Beginning July 1, 2018, employers in Vermont will be prohibited from requiring a prospective employee to disclose his or her salary and benefit history under legislation (H.B. 294) signed by Governor Phil Scott on May 11, 2018.
The new law also bars employers from seeking an applicant’s salary history without his or her authorization.
Under the new law (21 V.S.A. §495m), employers are prohibited from:
- Inquiring about or seeking information about a prospective employee’s current or past compensation from the prospective employee or his or her current or former employer;
- Requiring that a prospective employee’s current or past compensation satisfy minimum or maximum criteria; or
- Determining whether to interview a prospective employee based on his or her current or past compensation.
However, if a prospective employee voluntarily discloses information about his or her current or past compensation, an employer, after making an offer of employment with compensation to the prospective employee, may seek to confirm or request the prospective employee confirm that information.

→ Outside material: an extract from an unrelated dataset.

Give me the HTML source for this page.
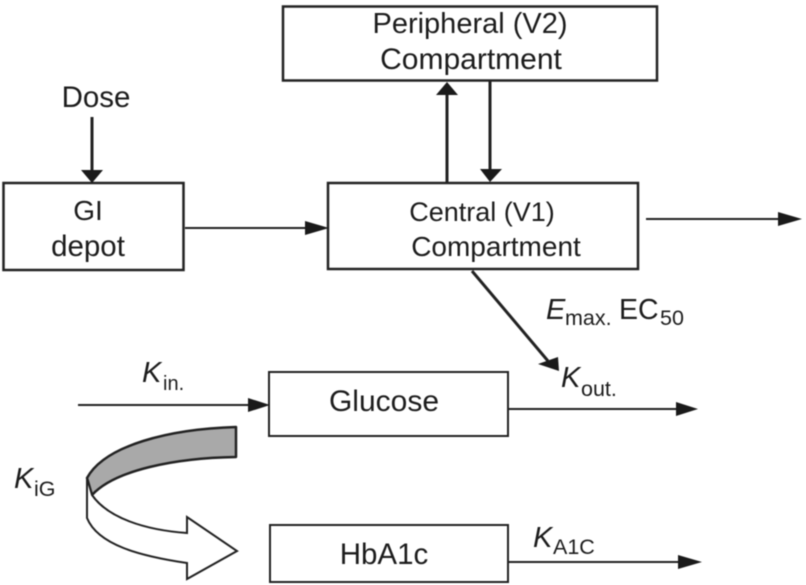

Employers may inquire about a prospective employee’s salary expectations or requirements or provide information about the wages, benefits, compensation, or salary offered with the position. “Compensation” includes wages, salary, bonuses, benefits, fringe benefits, and equity-based compensation.
Employers in Vermont will need to review and modify both their applications and hiring practices to comply with the new law before July 1. Moreover, employers should ensure key employees in the hiring process are educated about the new limitations.
State and local bans on pay history questions continue to be a growing trend in the fight against gender pay inequality. Vermont joins such states and localities as California, San Francisco, Delaware, Massachusetts, New Jersey, Oregon, Puerto Rico, and New York’s Albany, New York City, and Westchester County that have adopted such laws.